House bill would help preserve historically significant sites


Northeast Florida Congressmen John Rutherford, Michael Waltz and Al Lawson are hoping this is the year that they can get a key historic preservation bill passed. If they are successful, it will mean, among other things, funding for recovery of underwater historic sites, especially shipwrecks.

Monday, March 29, Rutherford and Waltz were at the St. Augustine Lighthouse & Maritime Museum to announce the reintroduction of HB 2107, which would establish the Nation’s Oldest Port National Heritage Area. The bill had been introduced last year and met with no resistance but did not come up for a vote.

“This legislation would designate large areas of Northeast Florida as a National Heritage Area, promoting federal support for historic preservation, natural resource conservation, recreation and heritage tourism,” Rutherford told those assembled for the announcement.

“The goal of the National Heritage Area is to celebrate the unique heritage and natural resources of the region and to recognize this area as a special place in the history of Florida, as well as the United States,” said Bob Buehn, museum board of trustees chair. “The story of this region cannot be told without diverse voices. Our history, traditions, seascape, military heritage, arts and foods are important to share with our many visitors and residents.”

The museum has been working toward the proposed designation for about 10 years.

Nicholas Budsberg, administrative director for the Lighthouse Archaeological Maritime Program (LAMP), said there were about 500 known historic shipwrecks in the area. That number could reach into the thousands when considering all the watercraft that wrecked offshore but for which there was no record.

“There’s so much below the water, below the sea, below the sand that we still don’t know about,” Budsberg said. “So, this really gives us an opportunity to access resources to continue telling stories here at the lighthouse, to be able to do a lot with this for decades to come.”

Chuck Meide, LAMP director, explained the importance of exploring shipwrecks.
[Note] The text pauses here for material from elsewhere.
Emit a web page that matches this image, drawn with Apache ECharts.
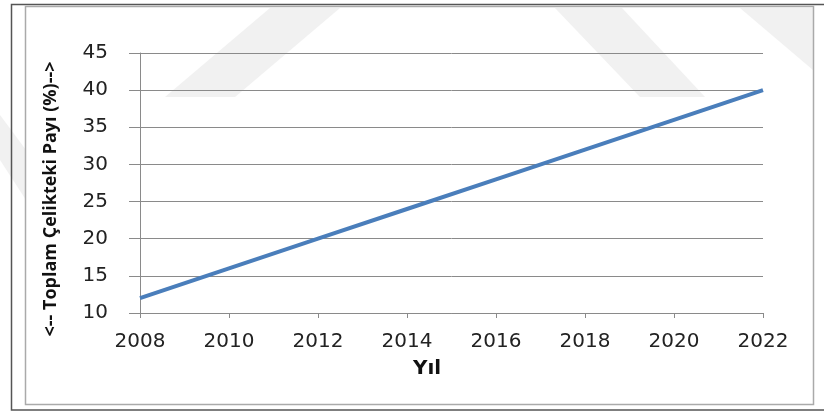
<!DOCTYPE html>
<html>
<head>
<meta charset="utf-8">
<script src="https://cdn.jsdelivr.net/npm/echarts@6/dist/echarts.min.js"></script>
<style>
html,body{margin:0;padding:0;background:#fff;}
#chart{width:824px;height:412px;}
</style>
</head>
<body>
<div id="chart"></div>
<script>
// Data
var years = [2008, 2010, 2012, 2014, 2016, 2018, 2020, 2022];
var share = [12, 16, 20, 24, 28, 32, 36, 40];
var yTicks = [10, 15, 20, 25, 30, 35, 40, 45];
var xTitle = 'Yıl';
var yTitle = '<-- Toplam Çelikteki Payı (%)-->';

var chart = echarts.init(document.getElementById('chart'));
var labelFont = {color: '#222', fontFamily: 'DejaVu Sans', fontSize: 20};
var stripe = '#f1f1f1';
chart.setOption({
  animation: false,
  backgroundColor: '#fff',
  grid: {left: 140, right: 61, top: 53, bottom: 99, containLabel: false},
  graphic: [
    {type: 'polygon', z: -10, shape: {points: [[165,97],[235,97],[340,8],[270,8]]}, style: {fill: stripe}},
    {type: 'polygon', z: -10, shape: {points: [[555,8],[622,8],[705,97],[640,97]]}, style: {fill: stripe}},
    {type: 'polygon', z: -10, shape: {points: [[740,8],[813,8],[813,70]]}, style: {fill: stripe}},
    {type: 'polygon', z: -10, shape: {points: [[0,115],[0,160],[26,200],[26,150]]}, style: {fill: stripe}},
    {type: 'rect', z: 100, shape: {x: 11.5, y: 4.5, width: 830, height: 405.5}, style: {fill: 'none', stroke: '#555', lineWidth: 1.5}},
    {type: 'rect', z: 100, shape: {x: 25.5, y: 6.5, width: 788, height: 398}, style: {fill: 'none', stroke: '#aaa', lineWidth: 1.5}},
    {type: 'text', left: 413, top: 359, style: {text: xTitle, font: 'bold 20px "DejaVu Sans"', fill: '#111'}},
    {type: 'text', x: 51, y: 199, rotation: Math.PI / 2, style: {text: yTitle, font: 'bold 18px "Open Sans"', fill: '#111', align: 'center', verticalAlign: 'middle'}}
  ],
  xAxis: {
    type: 'value', min: years[0], max: years[years.length - 1], interval: 2,
    axisLine: {show: true, lineStyle: {color: '#8a8a8a', width: 1}},
    axisTick: {show: true, length: 5, lineStyle: {color: '#8a8a8a'}},
    axisLabel: Object.assign({margin: 19, formatter: function (v) { return String(v); }}, labelFont),
    splitLine: {show: false}
  },
  yAxis: {
    type: 'value', min: yTicks[0], max: yTicks[yTicks.length - 1], interval: 5,
    axisLine: {show: true, lineStyle: {color: '#8a8a8a', width: 1}},
    axisTick: {show: true, length: 11, lineStyle: {color: '#8a8a8a'}},
    axisLabel: Object.assign({margin: 32}, labelFont),
    splitLine: {show: true, lineStyle: {color: '#8a8a8a', width: 1}}
  },
  series: [{
    type: 'line',
    data: years.map(function (y, i) { return [y, share[i]]; }),
    showSymbol: false,
    lineStyle: {color: '#4a7ebb', width: 4},
    itemStyle: {color: '#4a7ebb'}
  }]
});
</script>
</body>
</html>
“Through their scientific study, we can understand with great detail the lives of the men and the women who were on these ships,” he said. “The men and the women who lived here in St. Augustine made their lives on and by the sea and relied on these ships to move people, ideas and goods.”

Soon, in fact, LAMP will be conducting the first underwater excavations ever undertaken at Fort Mose State Park.
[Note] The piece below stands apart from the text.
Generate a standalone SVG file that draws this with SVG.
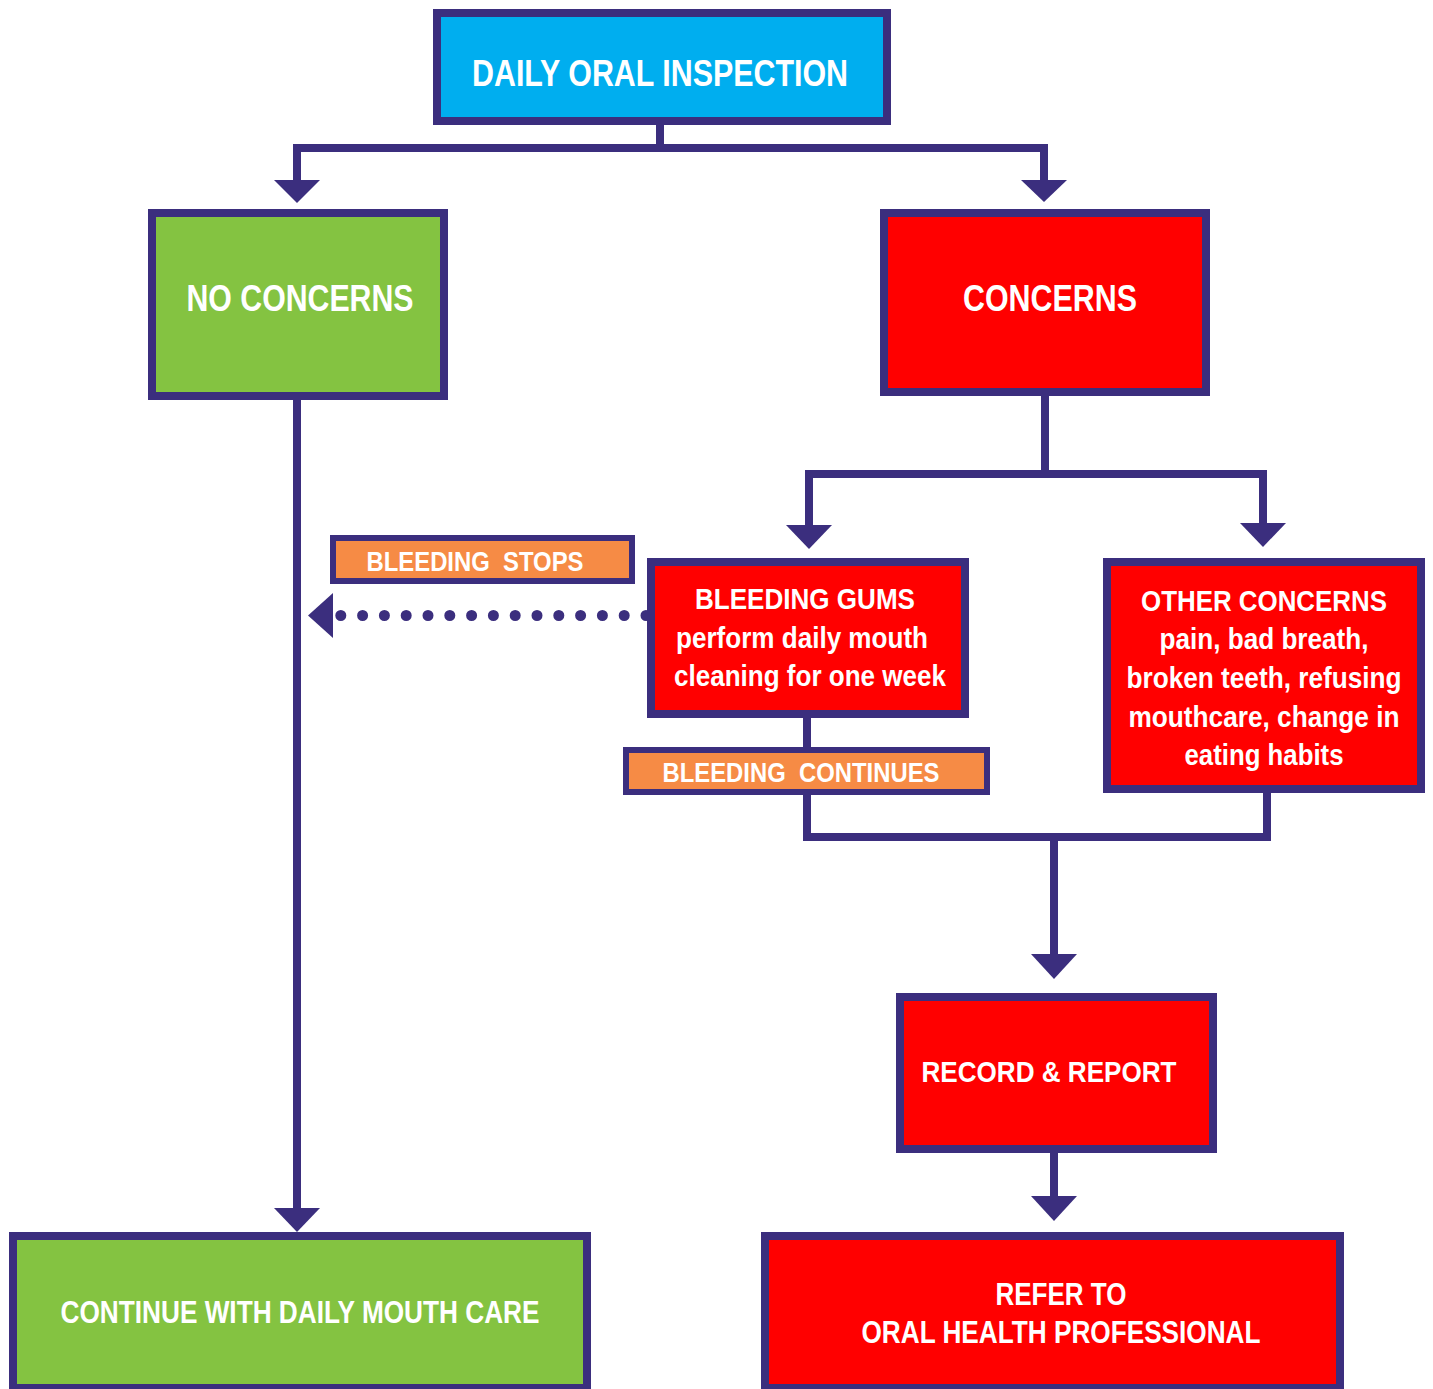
<svg xmlns="http://www.w3.org/2000/svg" width="1433" height="1389" viewBox="0 0 1433 1389">
<style>
.box{stroke:#3b2e7e;stroke-width:8}
.lbl{stroke:#3b2e7e;stroke-width:6;fill:#f68b45}
.blue{fill:#00aeef}
.green{fill:#84c341}
.red{fill:#ff0000}
.t{font-family:"Liberation Sans",Arial,sans-serif;font-weight:bold;fill:#ffffff;text-anchor:middle}
.line{fill:none;stroke:#3b2e7e;stroke-width:8;stroke-linejoin:miter;stroke-linecap:butt}
.dots{fill:none;stroke:#3b2e7e;stroke-width:11;stroke-linecap:round;stroke-dasharray:0 21.8}
.head{fill:#3b2e7e}
</style>
<rect width="1433" height="1389" fill="#ffffff"/>
<g id="connectors">
<path class="line" d="M660 125 V148 M297 182 V148 H1044 V182"/>
<path class="head" d="M274 180 H320 L297 203 Z"/>
<path class="head" d="M1021 180 H1067 L1044 202 Z"/>
<path class="line" d="M1045 396 V474 M809 527 V474 H1263 V525"/>
<path class="head" d="M786 525 H832 L809 549 Z"/>
<path class="head" d="M1240 523 H1286 L1263 547 Z"/>
<path class="line" d="M297 400 V1210"/>
<path class="head" d="M274 1208 H320 L297 1232 Z"/>
<path class="line" d="M807 718 V752 M807 793 V837 H1267 V793 M1054 837 V956"/>
<path class="head" d="M1031 954 H1077 L1054 979 Z"/>
<path class="line" d="M1054 1152 V1198"/>
<path class="head" d="M1031 1196 H1077 L1054 1221 Z"/>
<path class="dots" d="M646 615.5 H340"/>
<path class="head" d="M333 593 V638 L308 615.5 Z"/>
</g>
<g id="daily-oral-inspection">
<rect class="box blue" x="437" y="13" width="450" height="108"/>
<text class="t" x="660" y="86" font-size="37" textLength="376" lengthAdjust="spacingAndGlyphs">DAILY ORAL INSPECTION</text>
</g>
<g id="no-concerns">
<rect class="box green" x="152" y="213" width="292" height="183"/>
<text class="t" x="300" y="311" font-size="37" textLength="227" lengthAdjust="spacingAndGlyphs">NO CONCERNS</text>
</g>
<g id="concerns">
<rect class="box red" x="884" y="213" width="322" height="179"/>
<text class="t" x="1050" y="311" font-size="37" textLength="174" lengthAdjust="spacingAndGlyphs">CONCERNS</text>
</g>
<g id="bleeding-stops">
<rect class="lbl" x="333" y="538" width="299" height="43"/>
<text class="t" x="475" y="571" font-size="28" textLength="217" lengthAdjust="spacingAndGlyphs" xml:space="preserve">BLEEDING  STOPS</text>
</g>
<g id="bleeding-gums">
<rect class="box red" x="651" y="562" width="314" height="152"/>
<text class="t" x="805" y="609" font-size="30" textLength="220" lengthAdjust="spacingAndGlyphs">BLEEDING GUMS</text>
<text class="t" x="802" y="648" font-size="30" textLength="252" lengthAdjust="spacingAndGlyphs">perform daily mouth</text>
<text class="t" x="810" y="686" font-size="30" textLength="272" lengthAdjust="spacingAndGlyphs">cleaning for one week</text>
</g>
<g id="bleeding-continues">
<rect class="lbl" x="626" y="750" width="361" height="42"/>
<text class="t" x="801" y="782" font-size="28" textLength="277" lengthAdjust="spacingAndGlyphs" xml:space="preserve">BLEEDING  CONTINUES</text>
</g>
<g id="other-concerns">
<rect class="box red" x="1107" y="562" width="314" height="227"/>
<text class="t" x="1264" y="611" font-size="29" textLength="246" lengthAdjust="spacingAndGlyphs">OTHER CONCERNS</text>
<text class="t" x="1264" y="649" font-size="29" textLength="209" lengthAdjust="spacingAndGlyphs">pain, bad breath,</text>
<text class="t" x="1264" y="688" font-size="29" textLength="275" lengthAdjust="spacingAndGlyphs">broken teeth, refusing</text>
<text class="t" x="1264" y="727" font-size="29" textLength="271" lengthAdjust="spacingAndGlyphs">mouthcare, change in</text>
<text class="t" x="1264" y="765" font-size="29" textLength="159" lengthAdjust="spacingAndGlyphs">eating habits</text>
</g>
<g id="record-report">
<rect class="box red" x="900" y="997" width="313" height="152"/>
<text class="t" x="1049" y="1082" font-size="30" textLength="255" lengthAdjust="spacingAndGlyphs">RECORD &amp; REPORT</text>
</g>
<g id="continue-daily-care">
<rect class="box green" x="13" y="1236" width="574" height="152"/>
<text class="t" x="300" y="1323" font-size="32" textLength="479" lengthAdjust="spacingAndGlyphs">CONTINUE WITH DAILY MOUTH CARE</text>
</g>
<g id="refer-oral-health">
<rect class="box red" x="765" y="1236" width="575" height="152"/>
<text class="t" x="1061" y="1305" font-size="31" textLength="131" lengthAdjust="spacingAndGlyphs">REFER TO</text>
<text class="t" x="1061" y="1343" font-size="31" textLength="399" lengthAdjust="spacingAndGlyphs">ORAL HEALTH PROFESSIONAL</text>
</g>
</svg>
Waltz pointed out that support for the bill is bipartisan, something that can help its chances of passage.

Still, the bill has to come up for a vote. Toward this end, Rutherford suggested that the museum write to House leadership to emphasize the legislation’s value.

“We’re looking to preserve some very important historical sites,” he said. “They need to hear that. Because the challenge is not getting the support. If we could have gotten the bill to the floor last session, it would have passed. But it’s getting the floor time, to get the bill to the floor, and the leadership controls that.”

The proposed National Heritage Area includes the entire coast from the St. Marys River to the southernmost border of Flagler County. It includes a swath of ocean and extends west to most of the St. Johns River.

A National Heritage Area is a region designated by Congress where the natural, cultural and historical resources combine to form a significant shared landscape. There are 55 such areas in the United States, including the National Gullah Geechee Cultural Heritage Corridor that extends from South Carolina to Florida.

National Heritage Areas are eligible for up to $10 million in federal matching grants during their first 15 years of designation, though actual cash awards are much lower as the money is divided between recipients.